The above graph further illustrates how the %R changes as we move down the positional ranks. Again, the top two (drafted) running backs tend to fare well, but once we get into the meat of the 1st round, the WR position tends to become more dependable. The moving averages start to converge once we’re through the top 10 at each position.



A player’s relative value (RV) is one of 4for4’s main ways to rank players across multiple positions. The graph above shows year-end RV for each position through the first five rounds. To calculate RV, I simply found the difference between a pick’s actual points scored and the points scored by the #36 player at his position (i.e. the position’s baseline). Averaging 10 years of actual relative value resulted in the above graph.

Again, the top two drafted RBs tend to do well. So far, I haven’t seen much evidence to convince me not to draft one of the top two running backs in any given season.

The first two rounds encompass the next 18 players. Five of the next seven receivers offer RV at or above their trendline, while just five of 11 running backs can say the same. (The fact that the red trendline is above the blue trendline is also noteworthy.) Notice that the running backs taken around the turn tend to do better relative to their draft position than those backs taken in the middle of the 1st round.



The above graph shows actual, year-end RV for the first 12 rounds. Notice how close the trendlines are for the first seven rounds before starting to diverge in Round 8. This indicates that, as a whole, the running back position offers more RV than the receiver position in the later rounds (8th-12th) of the draft.
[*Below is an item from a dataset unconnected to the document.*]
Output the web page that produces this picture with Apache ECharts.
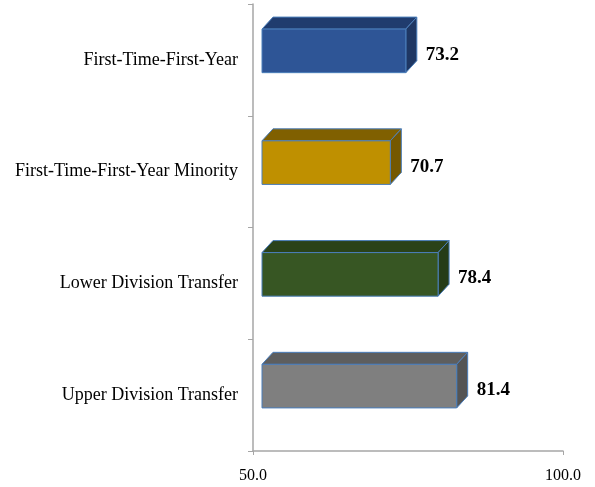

Remember, we’re using a baseline of #36 for both positions, and if this is altered for either or both positions, it will impact the value of each position relative to the other.

For example, if your league starts two running backs and three receivers, you could use a last starter baseline of #24 for RBs and #36 for WRs, which would further enhance the appeal of drafting receivers in the 1st or 2nd round. Here’s the “First Five” graph for such a scenario:



As you can see, the entire receiver position gets an upgrade over the running back position when the baselines are altered for 2RB/3WR starting lineups, making it even more logical to draft a receiver or two in the first two rounds.



This was an informative exercise. After running all the numbers, I found that the receiver position is indeed more dependable than the running back position, especially after the first couple of backs are off the board. 

Will this change my approach in PPR formats? Yes, I’m now more willing to draft a receiver in the first round, as long as a no-brainer top 2 RB pick isn’t available. I’ll probably still draft at least one running back by the end of the 4th round, because it would be too nerveracking to go into the season without at least one RB with an established or attractive role/workload. Even so, I’m interested to see how a Wait on RB philosophy works in real life over multiple leagues. I’d be even more inclined to start a draft WR/WR if it’s a 2RB/3WR league (as in the earlier example), since the changing baselines now favor the receiver position.

However, I’m not going to go into draft season with any strategy set in stone. My willingness to wait on the running back position will depend largely on how confident I am in the backs that are available in the 4th-6th rounds. Without a few appealing targets in the middle rounds, I’ll probably end up drafting at least one RB early.